Bitcoin transaction fees are the costs associated with processing transactions on the Bitcoin network. These fees are paid to miners who validate and confirm transactions, ensuring their inclusion in the blockchain. Transaction fees can vary significantly based on network demand, and they play a crucial role in incentivizing miners to prioritize certain transactions over others.

When a user initiates a Bitcoin transaction, they can choose the fee they wish to pay. Higher fees generally lead to faster transaction confirmations, as miners are more likely to include higher-fee transactions in the next block they mine. Conversely, during periods of high network congestion, users may experience delays if they opt for lower fees.
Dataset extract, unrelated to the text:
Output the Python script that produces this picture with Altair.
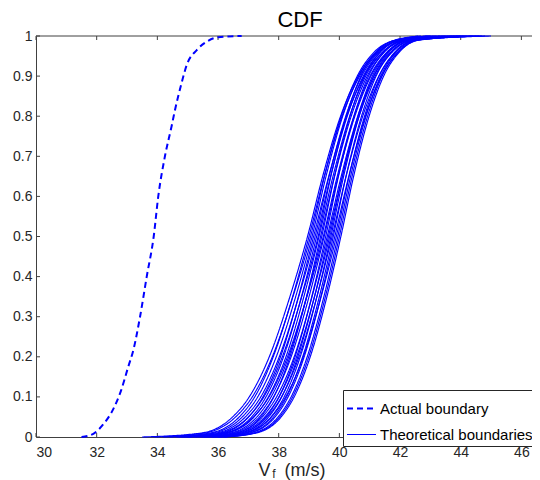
import altair as alt
import pandas as pd

# ---------------- data ----------------
X_TICKS = [30, 32, 34, 36, 38, 40, 42, 44, 46]
Y_TICKS = [0, 0.1, 0.2, 0.3, 0.4, 0.5, 0.6, 0.7, 0.8, 0.9, 1.0]

SERIES = ["Actual boundary", "Theoretical boundaries"]

ACTUAL_X = [31.50, 31.89, 32.20, 32.55, 32.80, 33.04, 33.21, 33.43, 33.65, 33.88,
            34.03, 34.25, 34.47, 34.58, 34.80, 34.97, 35.30, 35.63, 36.01, 36.78]
ACTUAL_Y = [0.000, 0.008, 0.030, 0.070, 0.115, 0.175, 0.217, 0.300, 0.400, 0.500,
            0.600, 0.700, 0.775, 0.815, 0.883, 0.928, 0.965, 0.986, 0.997, 1.000]

# CDF levels at which each theoretical curve's abscissa was read
THEORY_LEVELS = [0.0, 0.01, 0.05, 0.1, 0.2, 0.35, 0.5, 0.65, 0.8, 0.9, 0.96, 0.99, 1.0]

THEORY_CURVES_X = [
    [33.50, 35.46, 36.48, 37.03, 37.69, 38.37, 38.95, 39.45, 40.04, 40.62, 41.23, 41.97, 42.60],
    [34.20, 35.74, 36.70, 37.21, 37.82, 38.46, 39.00, 39.50, 40.09, 40.67, 41.28, 42.02, 42.90],
    [33.90, 35.56, 36.58, 37.13, 37.79, 38.47, 39.05, 39.51, 40.06, 40.59, 41.15, 41.84, 42.70],
    [34.60, 35.84, 36.80, 37.31, 37.92, 38.56, 39.10, 39.56, 40.11, 40.64, 41.20, 41.89, 43.00],
    [34.90, 36.13, 37.01, 37.48, 38.06, 38.65, 39.15, 39.65, 40.24, 40.82, 41.43, 42.17, 43.20],
    [34.40, 35.94, 36.90, 37.41, 38.02, 38.66, 39.20, 39.66, 40.21, 40.74, 41.30, 41.99, 43.00],
    [35.00, 36.23, 37.11, 37.58, 38.16, 38.75, 39.25, 39.71, 40.26, 40.79, 41.35, 42.04, 43.40],
    [34.70, 36.04, 37.00, 37.51, 38.12, 38.76, 39.30, 39.72, 40.23, 40.71, 41.23, 41.86, 43.10],
    [35.20, 36.31, 37.19, 37.66, 38.24, 38.83, 39.33, 39.79, 40.34, 40.87, 41.43, 42.12, 43.60],
    [35.50, 36.59, 37.41, 37.84, 38.37, 38.92, 39.38, 39.84, 40.39, 40.92, 41.48, 42.17, 43.30],
    [35.00, 36.40, 37.28, 37.75, 38.33, 38.92, 39.42, 39.84, 40.35, 40.83, 41.35, 41.98, 43.80],
    [34.80, 36.21, 37.17, 37.68, 38.29, 38.93, 39.47, 39.93, 40.48, 41.01, 41.57, 42.26, 43.50],
    [35.30, 36.48, 37.36, 37.83, 38.41, 39.00, 39.50, 39.96, 40.51, 41.04, 41.60, 42.29, 44.00],
    [35.70, 36.76, 37.58, 38.01, 38.54, 39.09, 39.55, 39.97, 40.48, 40.96, 41.48, 42.11, 43.70],
    [35.40, 36.58, 37.46, 37.93, 38.51, 39.10, 39.60, 40.06, 40.61, 41.14, 41.70, 42.39, 44.20],
    [35.80, 36.85, 37.67, 38.10, 38.63, 39.18, 39.64, 40.10, 40.65, 41.18, 41.74, 42.43, 43.90],
    [35.50, 36.66, 37.54, 38.01, 38.59, 39.18, 39.68, 40.10, 40.61, 41.09, 41.61, 42.24, 44.50],
    [35.90, 36.93, 37.75, 38.18, 38.71, 39.26, 39.72, 40.14, 40.65, 41.13, 41.65, 42.28, 44.10],
    [35.60, 36.74, 37.62, 38.09, 38.67, 39.26, 39.76, 40.22, 40.77, 41.30, 41.86, 42.55, 45.00],
    [36.00, 37.01, 37.83, 38.26, 38.79, 39.34, 39.80, 40.22, 40.73, 41.21, 41.73, 42.36, 44.30],
    [36.10, 37.06, 37.88, 38.31, 38.84, 39.39, 39.85, 40.31, 40.86, 41.39, 41.95, 42.64, 44.60],
    [35.80, 36.88, 37.76, 38.23, 38.81, 39.40, 39.90, 40.32, 40.83, 41.31, 41.83, 42.46, 44.00],
    [36.20, 37.16, 37.98, 38.41, 38.94, 39.49, 39.95, 40.37, 40.88, 41.36, 41.88, 42.51, 44.80],
    [36.00, 37.21, 38.03, 38.46, 38.99, 39.54, 40.00, 40.42, 40.93, 41.41, 41.93, 42.56, 44.40],
    [36.20, 37.26, 38.08, 38.51, 39.04, 39.59, 40.05, 40.47, 40.98, 41.46, 41.98, 42.61, 44.70],
]

# ---------------- build tables ----------------
rows = []
for x, y in zip(ACTUAL_X, ACTUAL_Y):
    rows.append({"curve": "actual", "series": SERIES[0], "x": x, "y": y})
for i, xs in enumerate(THEORY_CURVES_X):
    for x, y in zip(xs, THEORY_LEVELS):
        rows.append({"curve": f"t{i:02d}", "series": SERIES[1], "x": x, "y": y})
df = pd.DataFrame(rows)

W, H = 496, 401
BLUE = "#0000ff"
AXC = "#404040"
TXT = "#262626"
FONT = "Liberation Sans"

xscale = alt.Scale(domain=[30, 46.35], nice=False, zero=False)
yscale = alt.Scale(domain=[0, 1], nice=False, zero=False)
X_AXIS = alt.Axis(values=X_TICKS, title=None, labelPadding=8, format="d")
Y_AXIS = alt.Axis(values=Y_TICKS, title=None, labelPadding=4, format="~g")

top_border = alt.Chart(pd.DataFrame({"y": [1.0]})).mark_rule(color=AXC, strokeWidth=1).encode(
    y=alt.Y("y:Q", scale=yscale, axis=Y_AXIS), x=alt.value(0), x2=alt.value(W)
)

lines = alt.Chart(df).mark_line(color=BLUE, interpolate="monotone").encode(
    x=alt.X("x:Q", scale=xscale, axis=X_AXIS),
    y=alt.Y("y:Q", scale=yscale, axis=Y_AXIS),
    detail="curve:N",
    order=alt.Order("x:Q"),
    strokeDash=alt.StrokeDash(
        "series:N",
        scale=alt.Scale(domain=SERIES, range=[[6, 4], [1, 0]]),
        legend=alt.Legend(title=None, orient="none", legendX=307, legendY=354),
    ),
    strokeWidth=alt.StrokeWidth(
        "series:N",
        scale=alt.Scale(domain=SERIES, range=[2, 1.15]),
        legend=alt.Legend(title=None, orient="none", legendX=307, legendY=354),
    ),
)

tick_df_x = pd.DataFrame({"x": X_TICKS})
tick_df_y = pd.DataFrame({"y": Y_TICKS})
bottom_ticks = alt.Chart(tick_df_x).mark_rule(color=AXC, strokeWidth=1).encode(
    x=alt.X("x:Q", scale=xscale, axis=X_AXIS), y=alt.value(H), y2=alt.value(H - 4)
)
top_ticks = alt.Chart(tick_df_x).mark_rule(color=AXC, strokeWidth=1).encode(
    x=alt.X("x:Q", scale=xscale, axis=X_AXIS), y=alt.value(0), y2=alt.value(4)
)
left_ticks = alt.Chart(tick_df_y).mark_rule(color=AXC, strokeWidth=1).encode(
    y=alt.Y("y:Q", scale=yscale, axis=Y_AXIS), x=alt.value(0), x2=alt.value(4)
)

one = pd.DataFrame({"a": [0]})
title_cdf = alt.Chart(one).mark_text(text="CDF", font=FONT, fontSize=22, color="black",
                                     align="center", baseline="alphabetic").encode(
    x=alt.value(264), y=alt.value(-9))
title_v = alt.Chart(one).mark_text(text="V", font=FONT, fontSize=18, color=TXT,
                                   align="center", baseline="alphabetic").encode(
    x=alt.value(228.6), y=alt.value(440))
title_f = alt.Chart(one).mark_text(text="f", font=FONT, fontSize=12, color=TXT,
                                   align="center", baseline="alphabetic").encode(
    x=alt.value(238), y=alt.value(442))
title_unit = alt.Chart(one).mark_text(text="(m/s)", font=FONT, fontSize=18, color=TXT,
                                      align="center", baseline="alphabetic").encode(
    x=alt.value(269), y=alt.value(440))

chart = alt.layer(
    top_border, bottom_ticks, top_ticks, left_ticks, lines,
    title_cdf, title_v, title_f, title_unit
).properties(
    width=W, height=H,
    autosize=alt.AutoSizeParams(type="none"),
    padding={"left": 28, "top": 28, "right": 0, "bottom": 43},
).configure_view(stroke=None).configure_axis(
    grid=False, ticks=False, domainColor=AXC, domainWidth=1,
    labelFont=FONT, labelFontSize=14, labelColor=TXT,
).configure_legend(
    strokeColor=TXT, fillColor="white", padding=3, labelFont=FONT, labelFontSize=15,
    labelColor="black", symbolType="stroke", symbolSize=841, labelOffset=3, rowPadding=2,
    symbolStrokeColor=BLUE, cornerRadius=0,
)

chart.save("out.html", embed_options={"renderer": "svg", "actions": False})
It's important to note that Bitcoin's fee structure differs from many altcoins. While some altcoins have fixed transaction fees or alternative mechanisms, Bitcoin relies on a dynamic fee market. This means that in times of high demand—such as when news about Bitcoin spikes or during market rallies—users may find that fees increase significantly. In 2021, for instance, fees surged to unprecedented levels, attracting scrutiny and discussions about Bitcoin's scalability and usability.

Ultimately, understanding Bitcoin transaction fees is essential for users, especially when comparing Bitcoin to altcoins. Some altcoins may offer lower transaction fees or different confirmation mechanisms, but Bitcoin remains the leading cryptocurrency, and its transaction fees are a fundamental element of its value and security.